In retrospect, this story is a tragedy. The people I worked with, including my management chain, were good people whom I admired and even loved. While I was disappointed by some at certain points, I truly believe everyone wanted a different outcome. Though not entirely my fault, I made critical mistakes that shaped this journey.

Crucial Lessons Learned

1. Merit Alone Is Insufficient: You Must Also Advocate

In college, I was consistently rewarded for academic excellence, which taught me to value technical competence above all else. The real world operates differently. Being capable doesn’t guarantee success—you must also leverage that capability to create the outcomes you want.

Success means reliably moving in a direction of your own choosing, not just excelling at assigned tasks. You can’t depend on others to notice your talents and align their interests with yours. Everyone is optimizing for their own trajectories; your responsibility is to optimize for yours.

This doesn’t imply any moral judgment on any player in this game. It’s simply how complex organizations function. You can either embrace this reality or deny it at your own peril.

2. Speak Up: Clarity Trumps Politeness

I no longer view shyness and excessive politeness as virtues. While kindness remains essential—the kind colleagues I encountered made my experience worthwhile—politeness motivated by fear and conflict avoidance deteriorates communication and breeds resentment.

The key difference between kindness and mere politeness is that kindness comes from a place of strength, while politeness often stems from fear and complacency. In business as in life, when you want something, articulate it clearly and directly.

My agreeable tendencies, reinforced by upbringing, made my professional life unnecessarily difficult. I wasn’t assertive enough to request what I deserved, didn’t ask for additional resources when projects legitimately required them, and failed to communicate effectively with management as situations deteriorated. My immigration vulnerability compounded these issues. Moving forward, I’ll strive to be kind while avoiding unnecessary politeness that comes at everyone’s expense.

3. Reality-Check Your Perceptions

One of my biggest miscalculations was the gap between my perception and objective reality. In my mind, my disengagement was obvious and my departure expected. In reality, people were surprised and upset when I resigned.

A negative mental model fed on itself, biasing my interpretation of signals around me. I never reached out to colleagues for perspective checks or to gauge how things appeared from their viewpoint. Many stakeholders had numerous priorities besides me—the world didn’t revolve around my situation. Had I sought external input, I might have eased some of the pressure I placed on myself.

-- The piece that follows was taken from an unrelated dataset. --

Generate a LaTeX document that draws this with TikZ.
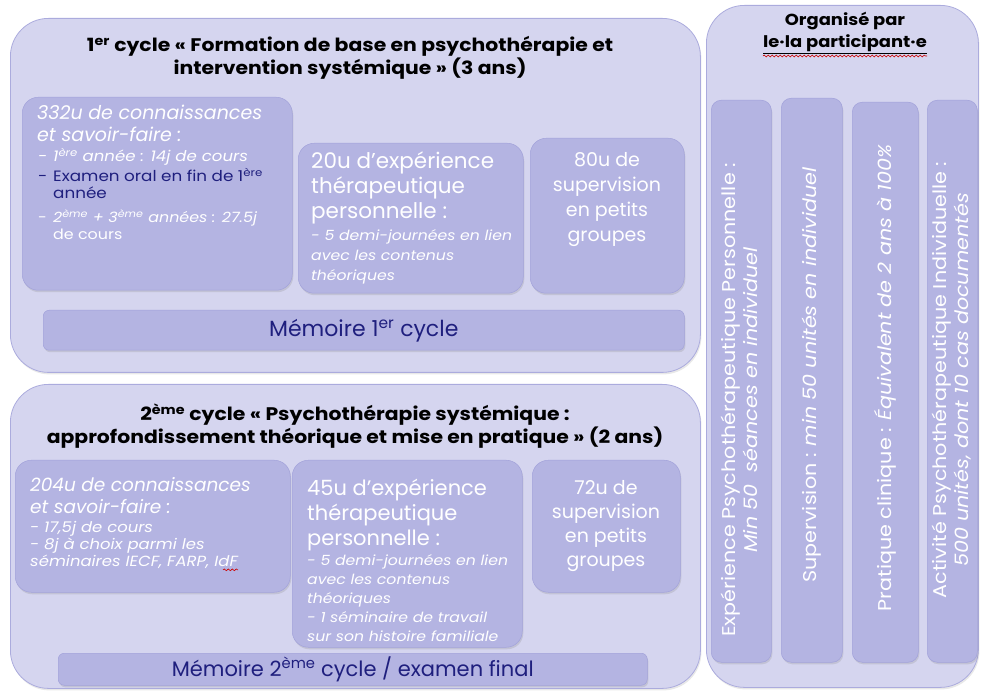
\documentclass[tikz,border=0pt]{standalone}
\usepackage{fontspec}
\setmainfont{Poppins}
\newfontfamily\widefont{Poppins}[FakeStretch=1.12]
\usetikzlibrary{shadows, decorations.pathmorphing}
\definecolor{cyclefill}{HTML}{D5D5EF}
\definecolor{cycleline}{HTML}{ABABDD}
\definecolor{unitfill}{HTML}{B4B4E2}
\definecolor{unitline}{HTML}{A2A2DA}
\definecolor{memtext}{HTML}{1F1F7E}
\tikzset{
  cyclebox/.style={draw=cycleline, fill=cyclefill, line width=0.8pt, rounded corners=38pt, anchor=north west, inner sep=0pt, drop shadow={opacity=0.18, shadow xshift=1pt, shadow yshift=-2pt}},
  unitbox/.style={draw=unitline, fill=unitfill, line width=0.5pt, rounded corners=16pt, anchor=north west, inner sep=0pt, drop shadow={opacity=0.22, shadow xshift=1pt, shadow yshift=-2pt}},
  headtext/.style={align=center, inner sep=0pt, font=\widefont\bfseries\fontsize{18.2}{23.5}\selectfont},
  bigtext/.style={text=white, align=center, inner sep=0pt, font=\fontsize{19}{25}\selectfont},
  smalltext/.style={text=white, align=left, anchor=west, inner sep=0pt, font=\widefont\itshape\fontsize{14}{19}\selectfont},
  coltext/.style={text=white, rotate=90, align=center, inner sep=0pt, font=\widefont\fontsize{18.5}{22}\selectfont},
  spellwave/.style={draw=red!80!black, line width=0.6pt, decorate, decoration={snake, amplitude=0.9pt, segment length=4pt}},
}
\begin{document}
\begin{tikzpicture}[x=1pt, y=-1pt]
\useasboundingbox (0,0) rectangle (983,692);
\node[cyclebox, minimum width=690pt, minimum height=354pt] (cycleA) at (10,18) {};
\node[cyclebox, minimum width=690pt, minimum height=304pt] (cycleB) at (10,384) {};
\node[cyclebox, minimum width=272pt, minimum height=682pt] (byself) at (706,5) {};

\node[unitbox, minimum width=270pt, minimum height=193pt] (knowA) at (22,97) {};
\node[unitbox, minimum width=225pt, minimum height=150pt] (therA) at (298,143) {};
\node[unitbox, minimum width=154pt, minimum height=155pt] (supA) at (530,138) {};
\node[unitbox, minimum width=641pt, minimum height=40pt, rounded corners=6pt, text=memtext, font=\fontsize{22}{26}\selectfont] (memA) at (43,310) {Mémoire 1\textsuperscript{er} cycle};

\node[unitbox, minimum width=275pt, minimum height=132pt] (knowB) at (15,460) {};
\node[unitbox, minimum width=230pt, minimum height=187pt] (therB) at (292,460) {};
\node[unitbox, minimum width=148pt, minimum height=132pt] (supB) at (532,460) {};
\node[unitbox, minimum width=589pt, minimum height=32pt, rounded corners=6pt, text=memtext, font=\fontsize{21}{24}\selectfont] (memB) at (58,653) {Mémoire 2\textsuperscript{ème} cycle / examen final};

\node[unitbox, rounded corners=10pt, minimum width=60pt, minimum height=562pt] (persexp) at (711,100) {};
\node[unitbox, rounded corners=10pt, minimum width=61pt, minimum height=564pt] (superv) at (781,98) {};
\node[unitbox, rounded corners=10pt, minimum width=66pt, minimum height=560pt] (clinic) at (852,102) {};
\node[unitbox, rounded corners=10pt, minimum width=50pt, minimum height=562pt] (psyact) at (927,100) {};

\node[headtext] (titleA) at (350,58) {1\textsuperscript{er} cycle « Formation de base en psychothérapie et\\intervention systémique » (3 ans)};
\node[headtext] (titleB) at (355,426) {2\textsuperscript{ème} cycle « Psychothérapie systémique :\\approfondissement théorique et mise en pratique » (2 ans)};
\node[headtext, font=\widefont\bfseries\fontsize{16}{22}\selectfont] (titleC) at (845,33) {Organisé par\\\underline{le·la participant·e}};
\draw[spellwave] ([yshift=-2pt]titleC.south west) -- ([yshift=-2pt]titleC.south east);

\node[smalltext, font=\itshape\fontsize{19}{22}\selectfont] (knowAhead) at (37,123) {332u de connaissances\\et savoir-faire :};
\node[smalltext, font=\widefont\itshape\fontsize{14.8}{19}\selectfont] (knowAyear) at (38,156.5) {\makebox[15pt][l]{-}1\textsuperscript{ère} année : 14j de cours};
\node[smalltext, text=memtext, font=\widefont\fontsize{15}{17}\selectfont] (knowAexam) at (38,183.5) {\makebox[15pt][l]{-}Examen oral en fin de 1\textsuperscript{ère}\\\hspace*{15pt}année};
\node[smalltext, font=\widefont\fontsize{14.2}{17}\selectfont] (knowAnext) at (38,225) {\makebox[15pt][l]{-}\textit{2\textsuperscript{ème} + 3\textsuperscript{ème} années : 27.5j}\\\hspace*{15pt}de cours};

\node[smalltext, font=\fontsize{21.5}{25}\selectfont] (therAhead) at (311,188) {20u d'expérience\\thérapeutique\\personnelle :};
\node[smalltext, font=\widefont\itshape\fontsize{14}{20}\selectfont] (therAnote) at (311,257) {- 5 demi-journées en lien\\avec les contenus\\théoriques};
\node[bigtext] (supAtext) at (607,200) {80u de\\supervision\\en petits\\groupes};

\node[smalltext, font=\itshape\fontsize{18.5}{22}\selectfont] (knowBhead) at (30,496) {204u de connaissances\\et savoir-faire :};
\node[smalltext, font=\widefont\itshape\fontsize{14.7}{17}\selectfont] (knowBnote) at (30,545) {- 17,5j de cours\\- 8j à choix parmi les\\séminaires IECF, FARP, IdF};
\draw[spellwave] ([xshift=-15pt, yshift=-1pt]knowBnote.south east) -- ([yshift=-1pt]knowBnote.south east);

\node[smalltext, font=\fontsize{21}{25}\selectfont] (therBhead) at (307,515) {45u d'expérience\\thérapeutique\\personnelle :};
\node[smalltext, font=\widefont\itshape\fontsize{14}{19}\selectfont] (therBnote) at (307,598) {- 5 demi-journées en lien\\avec les contenus\\théoriques\\- 1 séminaire de travail\\sur son histoire familiale};
\node[bigtext, font=\fontsize{19}{24}\selectfont] (supBtext) at (606,526) {72u de\\supervision\\en petits\\groupes};

\node[coltext] (persexptext) at (739,400) {Expérience Psychothérapeutique Personnelle :\\\textit{Min 50~ séances en individuel}};
\node[coltext] (supervtext) at (812,375) {Supervision : \textit{min 50 unités en individuel}};
\node[coltext] (clinictext) at (885,378) {Pratique clinique : \textit{Équivalent de 2 ans à 100\%}};
\node[coltext] (psyacttext) at (952,380) {Activité Psychothérapeutique Individuelle :\\\textit{500 unités, dont 10 cas documentés}};
\end{tikzpicture}
\end{document}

Going forward, I’ll gather multiple external signals, weigh them appropriately, and make more balanced judgments.

The Road Ahead

While I wish I had navigated this situation more wisely—I certainly disappointed people who depended on me—I believe leaving was ultimately the right decision. I’m young, opportunity costs are high, and I want to give myself a chance to create something uniquely expressive of my talents and passions.

My first job after college, despite its prestige, compensation, and brilliant colleagues, was likely not my last. If my new path doesn’t succeed, I can always recalibrate. But for now, I choose to keep pursuing what feels authentic to me.

Sometimes the most valuable lessons come from our most challenging experiences. This journey taught me about organizational dynamics, self-advocacy, and the importance of clear communication—wisdom I’ll carry forward into whatever comes next.